Jesus entered the holy of holies in heaven 3 1/2 years later at his ascension, which I think was the middle of the seven last years when he annulled the old covenant. He then sent the Holy Spirit to anoint the temple in Jerusalem, which as you say was now the people not the building. Stephen was full of the anointing Holy Spirit when he was stoned and the church was driven out into the wilderness.

The church was driven out of the rebuilt Jerusalem because they were full of the anointing Holy Spirit. 

I am still trying to figure this out myself, Just throwing thoughts out there. There does seem to be another seven year anti-creation week for Jerusalem just prior to AD 70. 

I think the challenge is how to fit the below (and others) into the 70 weeks:

Dan 9:24 Seventy weeks have been decreed for your people and your holy city, to finish the transgression, to make an end of sin, to make atonement for iniquity, to bring in everlasting righteousness, to seal up vision and prophecy and to anoint the most holy place.

How do you fit these in your veiw?

The seventy weeks of years are divided into three periods of time: a seven-week period spanning forty-nine years, a sixty-two week period spanning 434 years, and a final period of one week spanning seven years.[38][39] The first period of seven weeks begins with the departure of a "word" to rebuild Jerusalem and ends with the arrival of an "anointed prince" (v. 25a).
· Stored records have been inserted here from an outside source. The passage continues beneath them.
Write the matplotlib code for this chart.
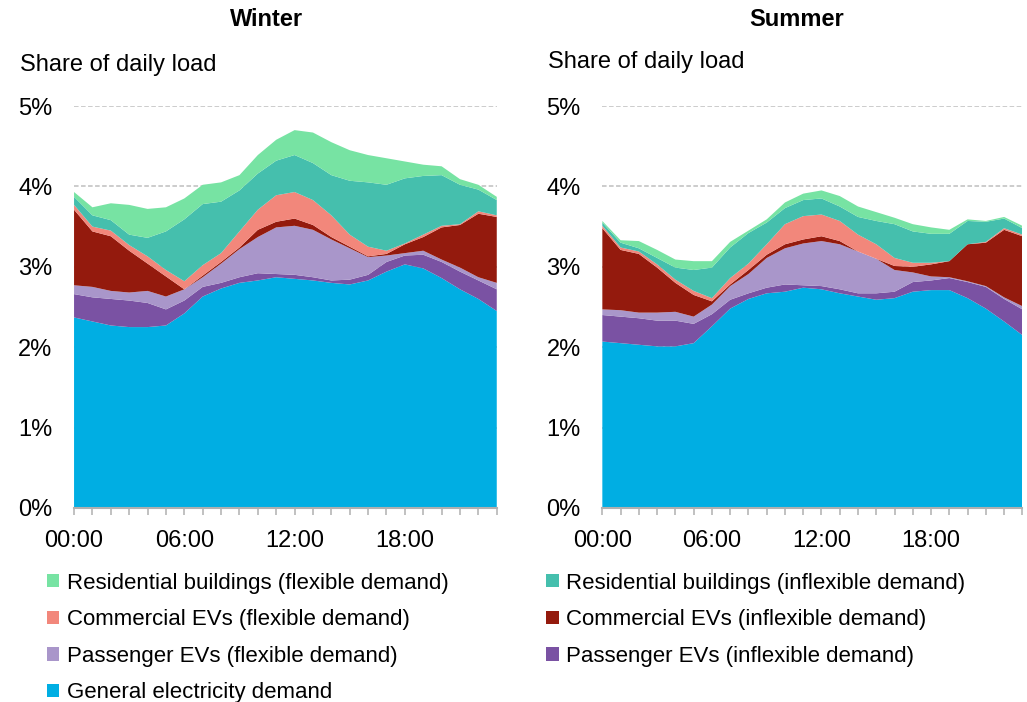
import matplotlib
matplotlib.use("Agg")
import matplotlib.pyplot as plt
import matplotlib.ticker as ticker
from matplotlib.patches import Patch

plt.rcParams['font.family'] = ['Liberation Sans', 'DejaVu Sans']

hours = list(range(24))
hour_labels = ["00:00", "06:00", "12:00", "18:00"]

# winter profiles, % of daily load per hour
w_general = [2.37, 2.32, 2.27, 2.25, 2.25, 2.27, 2.42, 2.63, 2.73, 2.80, 2.83, 2.87,
             2.85, 2.83, 2.80, 2.78, 2.83, 2.94, 3.03, 2.98, 2.86, 2.72, 2.60, 2.45]
w_pass_inflex = [0.29, 0.30, 0.33, 0.33, 0.30, 0.20, 0.16, 0.12, 0.07, 0.07, 0.09, 0.04,
                 0.05, 0.04, 0.03, 0.06, 0.07, 0.12, 0.11, 0.17, 0.20, 0.22, 0.23, 0.27]
w_pass_flex = [0.11, 0.13, 0.10, 0.10, 0.15, 0.16, 0.14, 0.12, 0.24, 0.35, 0.45, 0.58,
               0.61, 0.59, 0.51, 0.39, 0.22, 0.08, 0.03, 0.05, 0.03, 0.05, 0.04, 0.08]
w_comm_inflex = [0.94, 0.69, 0.68, 0.52, 0.34, 0.25, 0.00, 0.02, 0.02, 0.02, 0.09, 0.07,
                 0.09, 0.06, 0.03, 0.02, 0.01, 0.02, 0.11, 0.17, 0.40, 0.53, 0.79, 0.82]
w_comm_flex = [0.06, 0.06, 0.07, 0.07, 0.09, 0.08, 0.10, 0.13, 0.11, 0.20, 0.25, 0.33,
               0.33, 0.31, 0.27, 0.15, 0.12, 0.04, 0.01, 0.03, 0.02, 0.01, 0.03, 0.02]
w_res_inflex = [0.10, 0.14, 0.13, 0.13, 0.23, 0.48, 0.77, 0.76, 0.64, 0.51, 0.45, 0.43,
                0.46, 0.46, 0.50, 0.67, 0.80, 0.82, 0.81, 0.73, 0.63, 0.49, 0.27, 0.19]
w_res_flex = [0.06, 0.10, 0.21, 0.37, 0.36, 0.30, 0.26, 0.24, 0.24, 0.19, 0.23, 0.26,
              0.31, 0.38, 0.41, 0.38, 0.34, 0.33, 0.21, 0.14, 0.11, 0.07, 0.06, 0.04]

# summer profiles
s_general = [2.07, 2.05, 2.03, 2.01, 2.01, 2.05, 2.26, 2.48, 2.60, 2.67, 2.69, 2.74,
             2.72, 2.67, 2.63, 2.59, 2.61, 2.69, 2.71, 2.71, 2.61, 2.48, 2.32, 2.15]
s_pass_inflex = [0.33, 0.33, 0.33, 0.32, 0.32, 0.24, 0.15, 0.11, 0.07, 0.07, 0.09, 0.03,
                 0.04, 0.05, 0.04, 0.08, 0.08, 0.12, 0.12, 0.15, 0.20, 0.27, 0.28, 0.32]
s_pass_flex = [0.07, 0.08, 0.07, 0.10, 0.11, 0.09, 0.12, 0.17, 0.24, 0.37, 0.45, 0.52,
               0.56, 0.56, 0.52, 0.43, 0.27, 0.12, 0.05, 0.01, 0.01, 0.01, 0.02, 0.04]
s_comm_inflex = [1.01, 0.75, 0.73, 0.56, 0.36, 0.27, 0.04, 0.02, 0.05, 0.04, 0.05, 0.05,
                 0.06, 0.04, 0.00, 0.00, 0.05, 0.07, 0.15, 0.20, 0.46, 0.54, 0.84, 0.87]
s_comm_flex = [0.03, 0.03, 0.03, 0.04, 0.04, 0.05, 0.04, 0.08, 0.08, 0.13, 0.25, 0.29,
               0.27, 0.25, 0.21, 0.18, 0.10, 0.05, 0.02, 0.00, 0.00, 0.01, 0.02, 0.02]
s_res_inflex = [0.04, 0.06, 0.04, 0.08, 0.15, 0.26, 0.38, 0.38, 0.38, 0.27, 0.20, 0.20,
                0.20, 0.18, 0.22, 0.29, 0.42, 0.39, 0.36, 0.34, 0.29, 0.25, 0.12, 0.08]
s_res_flex = [0.02, 0.03, 0.09, 0.10, 0.10, 0.11, 0.08, 0.07, 0.03, 0.04, 0.07, 0.08,
              0.10, 0.13, 0.13, 0.11, 0.08, 0.09, 0.08, 0.05, 0.02, 0.01, 0.02, 0.03]

names = ["General electricity demand",
         "Passenger EVs (inflexible demand)",
         "Passenger EVs (flexible demand)",
         "Commercial EVs (inflexible demand)",
         "Commercial EVs (flexible demand)",
         "Residential buildings (inflexible demand)",
         "Residential buildings (flexible demand)"]
colors = ["#00AEE3", "#7A52A3", "#A996CA", "#941A0D", "#F2877B", "#45BFAD", "#77E3A3"]

winter = [w_general, w_pass_inflex, w_pass_flex, w_comm_inflex, w_comm_flex, w_res_inflex, w_res_flex]
summer = [s_general, s_pass_inflex, s_pass_flex, s_comm_inflex, s_comm_flex, s_res_inflex, s_res_flex]

fig = plt.figure(figsize=(10.27, 7.02), dpi=100)
ax_w = fig.add_axes([0.0721, 0.2764, 0.4116, 0.5726])
ax_s = fig.add_axes([0.5865, 0.2764, 0.4090, 0.5726])

for ax, series in [(ax_w, winter), (ax_s, summer)]:
    ax.stackplot(hours, *series, colors=colors, linewidth=0, zorder=2)
    ax.set_xlim(0, 23)
    ax.set_ylim(0, 5)
    ax.yaxis.set_major_locator(ticker.MultipleLocator(1))
    ax.yaxis.set_major_formatter(ticker.FuncFormatter(lambda v, p: "%d%%" % v))
    ax.xaxis.set_major_locator(ticker.FixedLocator([0, 6, 12, 18]))
    ax.xaxis.set_major_formatter(ticker.FixedFormatter(hour_labels))
    ax.xaxis.set_minor_locator(ticker.MultipleLocator(1))
    ax.grid(axis='y', color='#BFBFBF', linestyle=(0, (3, 1.6)), linewidth=1.1, zorder=1)
    ax.set_axisbelow(True)
    for s in ['top', 'right', 'left']:
        ax.spines[s].set_visible(False)
    ax.spines['bottom'].set_color('#B0B0B0')
    ax.spines['bottom'].set_linewidth(1.5)
    ax.spines['bottom'].set_zorder(3)
    ax.tick_params(axis='y', length=0, pad=15.5, labelsize=17)
    ax.tick_params(axis='x', which='both', length=5, width=1.1, color='#B0B0B0',
                   labelsize=17, pad=11)

fig.text(267 / 1027, 1 - 20 / 702, "Winter", ha='center', va='center', fontsize=17, fontweight='bold')
fig.text(797 / 1027, 1 - 20 / 702, "Summer", ha='center', va='center', fontsize=17, fontweight='bold')
fig.text(20 / 1027, 1 - 65 / 702, "Share of daily load", ha='left', va='center', fontsize=17)
fig.text(548 / 1027, 1 - 62 / 702, "Share of daily load", ha='left', va='center', fontsize=17)

order = [6, 4, 2, 0, 5, 3, 1]
handles = [Patch(facecolor=colors[i], edgecolor='none', label=names[i]) for i in order]
fig.legend(handles=handles, ncol=2, loc='upper left', bbox_to_anchor=(0.037, 0.197),
           frameon=False, fontsize=16, handlelength=0.55, handleheight=0.55,
           handletextpad=0.35, labelspacing=0.7, columnspacing=4.4, borderaxespad=0)

fig.savefig("out.png", dpi=100)
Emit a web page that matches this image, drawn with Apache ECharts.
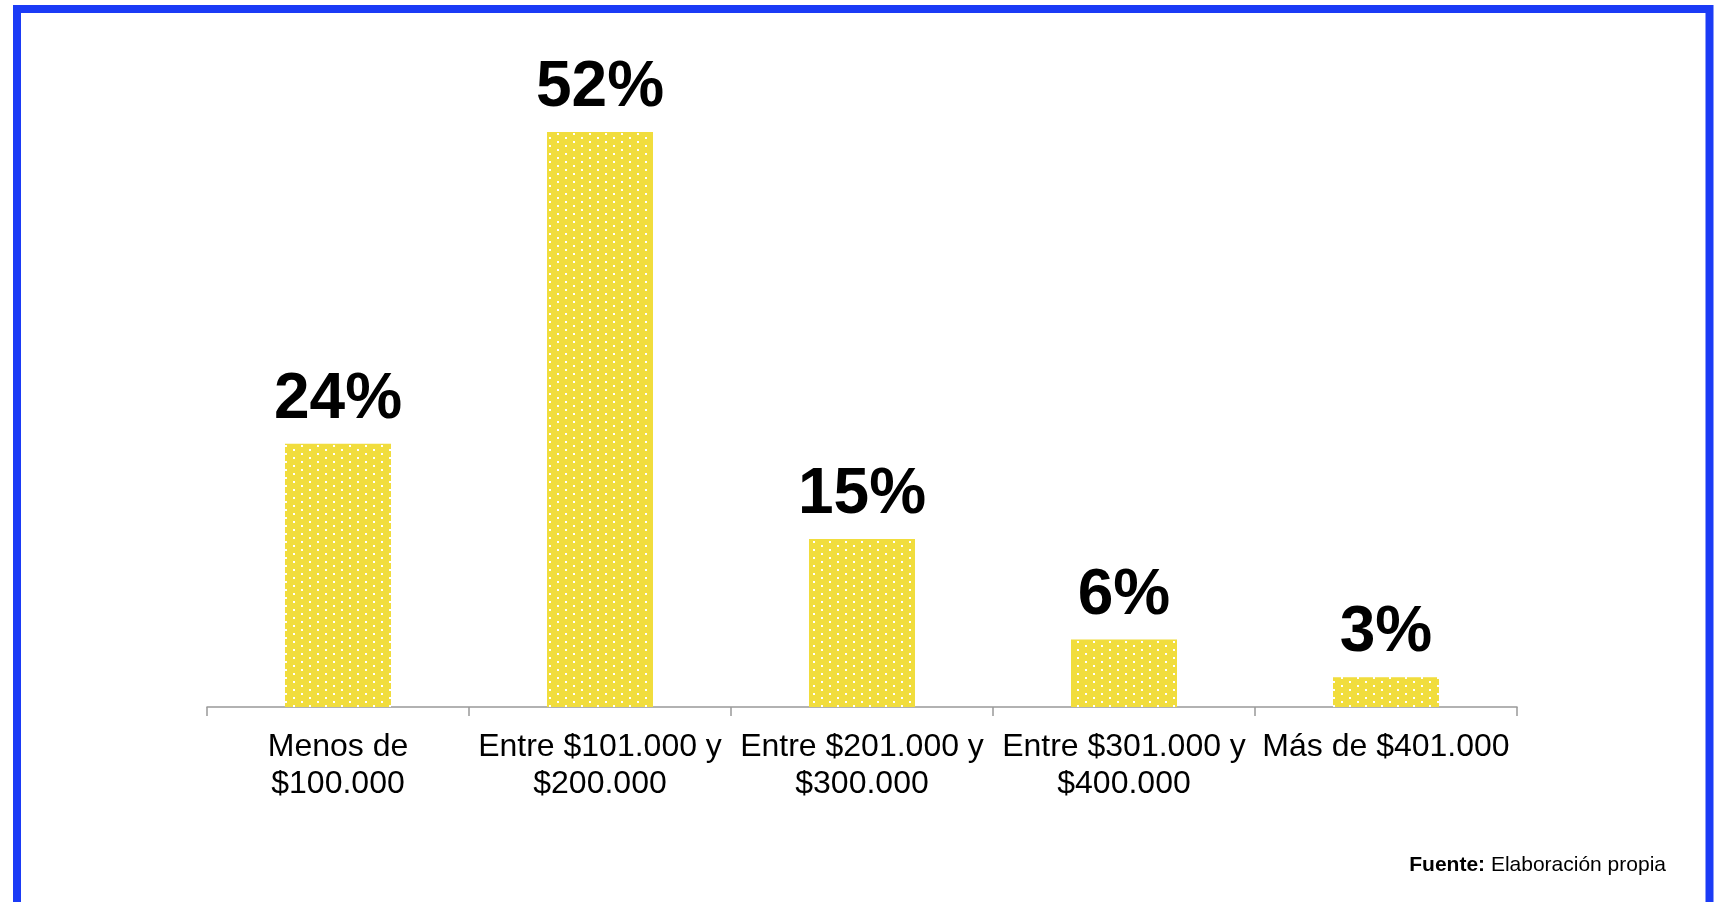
<!DOCTYPE html>
<html>
<head>
<meta charset="utf-8">
<script src="https://cdn.jsdelivr.net/npm/echarts@6/dist/echarts.min.js"></script>
<style>
  html, body { margin: 0; padding: 0; background: #fff; }
  #chart { width: 1721px; height: 902px; }
</style>
</head>
<body>
<div id="chart"></div>
<script>
// rangos de ingreso
const categorias = [
    'Menos de\n$100.000',
    'Entre $101.000 y\n$200.000',
    'Entre $201.000 y\n$300.000',
    'Entre $301.000 y\n$400.000',
    'Más de $401.000'
]
// porcentajes
const porcentajes = [23.8, 52, 15.2, 6.1, 2.7]

const fuente = 'Arial, "Liberation Sans", sans-serif'

// trama amarilla con puntos blancos
const trama = document.createElement('canvas')
trama.width = 16
trama.height = 8
const ctx = trama.getContext('2d')
ctx.fillStyle = '#f1dd3d'
ctx.fillRect(0, 0, 16, 8)
ctx.fillStyle = '#ffffff'
ctx.fillRect(5, 1, 2, 2)
ctx.fillRect(13, 5, 2, 2)

const myEcharts = echarts.init(document.getElementById('chart'))
const option = {
    backgroundColor: '#fff',
    animation: false,
    title: {
        text: '{b|Fuente:} {n|Elaboración propia}',
        right: 50,
        top: 850,
        textStyle: {
            fontWeight: 'normal',
            fontFamily: fuente,
            fontSize: 21,
            rich: {
                b: { fontFamily: fuente, fontSize: 21, fontWeight: 'bold', color: '#000' },
                n: { fontFamily: fuente, fontSize: 21, fontWeight: 'normal', color: '#000' }
            }
        }
    },
    grid: {
        left: 207,
        right: 204,
        top: 43.5,
        bottom: 195
    },
    xAxis: {
        type: 'category',
        data: categorias,
        axisLine: { lineStyle: { color: '#999', width: 1.5 } },
        axisTick: { show: true, length: 9, interval: 0, lineStyle: { color: '#999', width: 1.5 } },
        axisLabel: {
            interval: 0,
            margin: 22,
            color: '#000',
            fontFamily: fuente,
            fontSize: 32,
            lineHeight: 37
        }
    },
    yAxis: {
        type: 'value',
        min: 0,
        max: 60,
        show: false,
        splitLine: { show: false }
    },
    series: [{
        type: 'bar',
        data: porcentajes,
        barWidth: 106,
        itemStyle: { color: { image: trama, repeat: 'repeat' } },
        label: {
            show: true,
            position: 'top',
            distance: 11.5,
            color: '#000',
            fontFamily: fuente,
            fontWeight: 'bold',
            fontSize: 64,
            formatter: (p) => Math.round(p.value) + '%'
        }
    }],
    graphic: [{
        type: 'rect',
        shape: { x: 17, y: 9, width: 1692.5, height: 1000 },
        style: { fill: 'none', stroke: '#1b3bf6', lineWidth: 8 },
        silent: true
    }]
}
myEcharts.setOption(option)
</script>
</body>
</html>
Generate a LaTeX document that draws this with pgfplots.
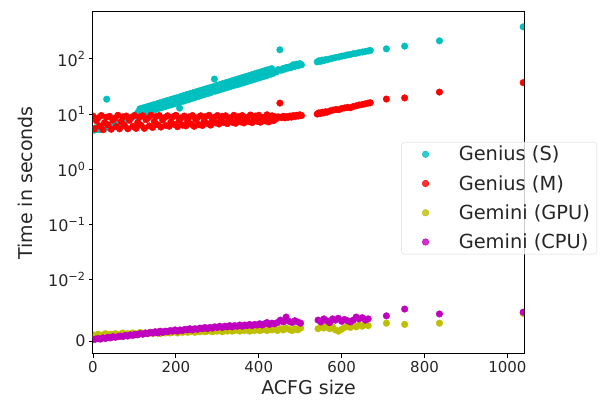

This "word" to rebuild Jerusalem has generally been taken to refer to Jeremiah's seventy years prophecy and dated to the fourth year of Jehoiakim (or the first year of Nebuchadnezzar) in 605/4 BCE.[40][41] Collins objects to this identification on the basis that "[t]he word to rebuild Jerusalem could scarcely have gone forth before it was destroyed" and prefers to see this as a reference to the "word" that Gabriel came to give Daniel in v. 23;[42] other possible candidates suggested by critical scholars include the edict of Cyrus in 539/8 BCE,[43][44] the decree of Artaxerxes I in 458/7 BCE,[45][46] and the warrant given to Nehemiah in 445/4 BCE.[45][46] The word translated as "prince" in v. 25a may refer to either an actual prince or some other figure of authority; and critical scholars have proposed various candidates for this figure as well, including Cyrus (cf. Isa 45:1),[47][48] High Priest Joshua,[49][50] Zerubbabel,[46][50] Sheshbazzar,[51] Ezra,[52] Nehemiah,[53] and even the collective people of God in the Second Temple period.[54]

Following the subsequent period of sixty-two weeks—during which time the city is rebuilt (v. 25b)—an "anointed one shall be cut off" (v. 26a); this "anointed one" is generally considered to refer to High Priest Onias III,[49][55] whose death at the hands of Seleucid officials outside Jerusalem in 171/0 BCE is recorded in 2 Maccabees 4:23-28.[56] The identification is further supported by the fact that most critical scholars see another reference to Onias III's murder in Daniel 11:22,[57][58] though Ptolemy VI and the infant son of Seleucus IV have also been suggested.[59]

The "prince who is to come" in v. 26b is typically seen by critical scholars as a reference to Antiochus IV,[58] though Jason and Menelaus have also been suggested.[67][58] Hence, the "troops of the prince" are either thought to be the Seleucid troops that settled in Jerusalem (cf. Dan 11:31; 1 Macc 1:29-40) or the Jewish hellenizers.[68][58]

The "covenant" in v. 27a most likely refers to the "covenant" reported in 1 Maccabees 1:11 between the Jewish hellenizers and Antiochus IV,[67][68] with the ban on regular worship for a period that lasted approximately three and a half years alluded to in the subsequent clause (cf. Dan 7:25; 8:14; 12:11).[68][71]

The reference to an "abomination that desolates" in v. 27b (cf. 1 Macc 1:54) is another point of contention among critical scholars. One of the more popular older views was that this difficult phrase was a contemptuous deformation (or dysphemism) of the Phoenician deity Baal Shamin—the "Lord of Heaven"—whom Philo of Byblos identified with the Greek sky god Zeus.[72] Moreover, the temple in Jerusalem was rededicated in honor of Zeus according to 2 Maccabees 6:2, hence the tendency among older commentators to follow Porphyry in seeing this "abomination" in terms of a statue of Zeus.[73] More recently, it has been suggested that the reference is to certain sacred stones (possibly meteorites) that were affixed to the great alter of sacrifice for the purposes of pagan worship in the temple,[74][75] since the use of such stones is well-attested in Canaanite and Syrian cults.[76] The aforementioned proposals have been criticized, however, on the basis that they are either too speculative, dependent on flawed analysis, or not well-suited to the relevant context in the Book of Daniel.[76][77] Increasingly, critical scholars tend to see the expression as being a reference to either the pagan offerings that were given during the Antiochene crisis instead of the twice daily continual offering that was forbidden (cf. Dan 11:31; 12:11; 2 Macc 6:5),[78] or the pagan altar on which such offerings were made.[79][76]


Dan 9:24 Seventy weeks have been decreed for your people and your holy city, to finish the transgression, to make an end of sin, to make atonement for iniquity, to bring in everlasting righteousness, to seal up vision and prophecy and to anoint the most holy place.

How do you fit these in your veiw?

The restoration of Jewish worship in the temple by Judah Maccabee in 164BC.

How do you understand the restoration as bring in everlasting righteousness and sealing up vision?